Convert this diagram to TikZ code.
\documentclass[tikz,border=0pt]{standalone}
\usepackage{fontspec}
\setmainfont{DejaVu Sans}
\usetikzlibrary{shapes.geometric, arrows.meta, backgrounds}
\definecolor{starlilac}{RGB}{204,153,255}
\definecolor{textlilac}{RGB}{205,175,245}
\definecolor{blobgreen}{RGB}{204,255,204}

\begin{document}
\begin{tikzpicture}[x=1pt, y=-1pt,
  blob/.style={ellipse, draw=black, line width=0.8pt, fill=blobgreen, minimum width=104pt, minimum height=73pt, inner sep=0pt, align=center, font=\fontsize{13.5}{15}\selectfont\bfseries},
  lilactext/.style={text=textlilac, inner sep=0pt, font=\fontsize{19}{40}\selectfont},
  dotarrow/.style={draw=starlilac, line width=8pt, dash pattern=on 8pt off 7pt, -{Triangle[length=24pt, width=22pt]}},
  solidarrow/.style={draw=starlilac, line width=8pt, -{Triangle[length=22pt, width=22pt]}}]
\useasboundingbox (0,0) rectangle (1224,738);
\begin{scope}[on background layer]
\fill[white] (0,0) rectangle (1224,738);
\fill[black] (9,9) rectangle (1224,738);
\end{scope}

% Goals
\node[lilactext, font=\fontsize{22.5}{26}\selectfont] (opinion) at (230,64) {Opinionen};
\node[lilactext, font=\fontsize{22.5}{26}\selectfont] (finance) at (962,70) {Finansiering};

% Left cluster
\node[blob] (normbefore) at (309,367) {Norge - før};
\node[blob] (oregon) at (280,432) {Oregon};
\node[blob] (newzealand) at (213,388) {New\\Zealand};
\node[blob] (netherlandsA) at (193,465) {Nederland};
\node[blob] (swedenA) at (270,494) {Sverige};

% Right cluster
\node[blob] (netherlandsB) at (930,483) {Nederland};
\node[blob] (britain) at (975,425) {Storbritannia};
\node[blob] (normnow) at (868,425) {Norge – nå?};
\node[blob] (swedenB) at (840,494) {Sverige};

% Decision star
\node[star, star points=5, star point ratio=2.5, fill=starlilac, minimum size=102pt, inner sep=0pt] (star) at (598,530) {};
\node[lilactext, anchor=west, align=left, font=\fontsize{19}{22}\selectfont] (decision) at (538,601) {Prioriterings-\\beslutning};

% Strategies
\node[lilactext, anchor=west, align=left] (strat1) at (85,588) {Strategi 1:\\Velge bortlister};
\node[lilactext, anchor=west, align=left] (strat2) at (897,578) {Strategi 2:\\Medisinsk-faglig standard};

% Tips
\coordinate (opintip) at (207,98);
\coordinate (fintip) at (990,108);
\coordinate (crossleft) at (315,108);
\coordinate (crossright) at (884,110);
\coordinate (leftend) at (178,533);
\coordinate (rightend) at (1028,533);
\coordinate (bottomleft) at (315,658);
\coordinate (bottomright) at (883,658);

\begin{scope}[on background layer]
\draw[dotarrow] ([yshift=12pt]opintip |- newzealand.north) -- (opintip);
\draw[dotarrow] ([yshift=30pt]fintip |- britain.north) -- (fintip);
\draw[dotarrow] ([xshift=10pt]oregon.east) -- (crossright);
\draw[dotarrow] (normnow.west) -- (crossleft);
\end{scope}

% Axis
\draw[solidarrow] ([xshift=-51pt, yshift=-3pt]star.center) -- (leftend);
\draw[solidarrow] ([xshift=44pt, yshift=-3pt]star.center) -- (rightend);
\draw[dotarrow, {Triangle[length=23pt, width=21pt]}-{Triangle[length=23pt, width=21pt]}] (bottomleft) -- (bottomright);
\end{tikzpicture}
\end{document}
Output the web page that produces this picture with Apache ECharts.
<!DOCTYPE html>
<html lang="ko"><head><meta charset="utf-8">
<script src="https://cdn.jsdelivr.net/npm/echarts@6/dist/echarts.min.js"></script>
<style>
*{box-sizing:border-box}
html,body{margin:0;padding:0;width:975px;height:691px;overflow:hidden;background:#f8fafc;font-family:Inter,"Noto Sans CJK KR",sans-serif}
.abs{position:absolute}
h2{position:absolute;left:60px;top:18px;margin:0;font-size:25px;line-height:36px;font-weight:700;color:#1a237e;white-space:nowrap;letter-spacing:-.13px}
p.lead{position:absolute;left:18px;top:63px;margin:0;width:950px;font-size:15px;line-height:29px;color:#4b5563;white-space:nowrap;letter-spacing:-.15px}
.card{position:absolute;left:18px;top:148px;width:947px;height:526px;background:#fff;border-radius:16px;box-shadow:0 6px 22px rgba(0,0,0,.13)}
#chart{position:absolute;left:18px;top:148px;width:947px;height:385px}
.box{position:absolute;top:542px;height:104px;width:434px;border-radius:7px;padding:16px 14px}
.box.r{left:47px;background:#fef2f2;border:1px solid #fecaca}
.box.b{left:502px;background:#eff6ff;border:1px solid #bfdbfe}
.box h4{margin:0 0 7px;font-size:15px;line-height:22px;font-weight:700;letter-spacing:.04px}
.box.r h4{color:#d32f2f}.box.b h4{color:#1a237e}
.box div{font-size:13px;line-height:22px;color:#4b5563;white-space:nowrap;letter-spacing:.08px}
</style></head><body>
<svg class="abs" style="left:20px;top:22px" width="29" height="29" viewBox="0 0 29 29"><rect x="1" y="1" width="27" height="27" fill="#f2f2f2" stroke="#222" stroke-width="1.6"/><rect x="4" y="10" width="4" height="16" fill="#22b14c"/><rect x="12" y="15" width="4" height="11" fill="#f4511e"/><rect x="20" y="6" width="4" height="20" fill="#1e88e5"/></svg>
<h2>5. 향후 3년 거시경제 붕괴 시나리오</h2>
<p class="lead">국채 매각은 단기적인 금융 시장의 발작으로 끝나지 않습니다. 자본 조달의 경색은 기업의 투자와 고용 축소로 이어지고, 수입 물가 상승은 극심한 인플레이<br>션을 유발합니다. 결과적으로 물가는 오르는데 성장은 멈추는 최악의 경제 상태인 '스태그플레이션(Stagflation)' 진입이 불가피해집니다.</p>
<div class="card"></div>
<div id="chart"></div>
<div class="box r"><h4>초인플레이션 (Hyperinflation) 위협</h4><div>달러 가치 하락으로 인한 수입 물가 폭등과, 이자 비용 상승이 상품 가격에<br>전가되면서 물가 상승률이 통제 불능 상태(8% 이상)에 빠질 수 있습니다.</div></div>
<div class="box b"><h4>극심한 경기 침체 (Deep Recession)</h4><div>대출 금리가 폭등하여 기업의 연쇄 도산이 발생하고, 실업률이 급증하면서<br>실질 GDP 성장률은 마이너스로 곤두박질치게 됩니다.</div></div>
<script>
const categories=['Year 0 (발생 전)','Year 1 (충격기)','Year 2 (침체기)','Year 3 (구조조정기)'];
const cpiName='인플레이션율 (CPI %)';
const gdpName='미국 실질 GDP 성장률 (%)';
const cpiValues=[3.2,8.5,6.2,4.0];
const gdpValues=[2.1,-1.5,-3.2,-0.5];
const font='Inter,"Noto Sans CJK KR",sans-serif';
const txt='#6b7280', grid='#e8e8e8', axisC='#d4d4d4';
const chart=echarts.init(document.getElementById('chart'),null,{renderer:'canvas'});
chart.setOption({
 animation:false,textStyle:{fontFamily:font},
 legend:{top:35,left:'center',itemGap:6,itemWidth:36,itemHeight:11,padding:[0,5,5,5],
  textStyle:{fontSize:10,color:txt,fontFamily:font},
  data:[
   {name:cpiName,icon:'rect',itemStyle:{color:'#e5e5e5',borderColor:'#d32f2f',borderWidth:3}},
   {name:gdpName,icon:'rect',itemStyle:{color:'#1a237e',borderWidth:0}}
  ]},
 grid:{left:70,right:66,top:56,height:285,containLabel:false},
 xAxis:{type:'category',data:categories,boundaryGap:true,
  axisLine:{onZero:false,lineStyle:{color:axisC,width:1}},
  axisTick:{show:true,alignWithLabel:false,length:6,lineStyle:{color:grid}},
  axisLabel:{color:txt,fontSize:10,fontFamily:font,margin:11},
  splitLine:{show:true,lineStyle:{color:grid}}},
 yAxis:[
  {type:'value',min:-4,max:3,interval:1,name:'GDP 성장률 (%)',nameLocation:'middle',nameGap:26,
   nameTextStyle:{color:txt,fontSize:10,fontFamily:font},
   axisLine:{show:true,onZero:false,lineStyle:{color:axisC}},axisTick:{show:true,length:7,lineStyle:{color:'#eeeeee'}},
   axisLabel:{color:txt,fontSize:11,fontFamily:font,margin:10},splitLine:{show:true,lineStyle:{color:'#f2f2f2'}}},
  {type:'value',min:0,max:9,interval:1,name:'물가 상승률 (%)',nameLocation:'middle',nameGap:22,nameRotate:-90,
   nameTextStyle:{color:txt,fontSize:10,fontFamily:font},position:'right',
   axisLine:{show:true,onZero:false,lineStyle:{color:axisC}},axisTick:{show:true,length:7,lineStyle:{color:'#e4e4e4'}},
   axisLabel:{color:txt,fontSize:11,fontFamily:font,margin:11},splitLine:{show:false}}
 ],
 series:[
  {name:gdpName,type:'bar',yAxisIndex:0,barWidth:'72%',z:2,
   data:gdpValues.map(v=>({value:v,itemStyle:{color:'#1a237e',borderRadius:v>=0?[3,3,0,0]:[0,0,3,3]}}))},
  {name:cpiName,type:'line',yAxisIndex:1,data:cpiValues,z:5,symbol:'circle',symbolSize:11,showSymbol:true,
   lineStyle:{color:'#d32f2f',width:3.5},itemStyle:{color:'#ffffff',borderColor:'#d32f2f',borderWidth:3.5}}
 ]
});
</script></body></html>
==*==
• [WORK TO DO] Take the lines from the first line of the records through the line holding "(swedenB) at (840,494)", both included, and please reproduce them exactly with nothing added.

• [RESULT FOR THIS TASK]
Convert this diagram to TikZ code.
\documentclass[tikz,border=0pt]{standalone}
\usepackage{fontspec}
\setmainfont{DejaVu Sans}
\usetikzlibrary{shapes.geometric, arrows.meta, backgrounds}
\definecolor{starlilac}{RGB}{204,153,255}
\definecolor{textlilac}{RGB}{205,175,245}
\definecolor{blobgreen}{RGB}{204,255,204}

\begin{document}
\begin{tikzpicture}[x=1pt, y=-1pt,
  blob/.style={ellipse, draw=black, line width=0.8pt, fill=blobgreen, minimum width=104pt, minimum height=73pt, inner sep=0pt, align=center, font=\fontsize{13.5}{15}\selectfont\bfseries},
  lilactext/.style={text=textlilac, inner sep=0pt, font=\fontsize{19}{40}\selectfont},
  dotarrow/.style={draw=starlilac, line width=8pt, dash pattern=on 8pt off 7pt, -{Triangle[length=24pt, width=22pt]}},
  solidarrow/.style={draw=starlilac, line width=8pt, -{Triangle[length=22pt, width=22pt]}}]
\useasboundingbox (0,0) rectangle (1224,738);
\begin{scope}[on background layer]
\fill[white] (0,0) rectangle (1224,738);
\fill[black] (9,9) rectangle (1224,738);
\end{scope}

% Goals
\node[lilactext, font=\fontsize{22.5}{26}\selectfont] (opinion) at (230,64) {Opinionen};
\node[lilactext, font=\fontsize{22.5}{26}\selectfont] (finance) at (962,70) {Finansiering};

% Left cluster
\node[blob] (normbefore) at (309,367) {Norge - før};
\node[blob] (oregon) at (280,432) {Oregon};
\node[blob] (newzealand) at (213,388) {New\\Zealand};
\node[blob] (netherlandsA) at (193,465) {Nederland};
\node[blob] (swedenA) at (270,494) {Sverige};

% Right cluster
\node[blob] (netherlandsB) at (930,483) {Nederland};
\node[blob] (britain) at (975,425) {Storbritannia};
\node[blob] (normnow) at (868,425) {Norge – nå?};
\node[blob] (swedenB) at (840,494) {Sverige};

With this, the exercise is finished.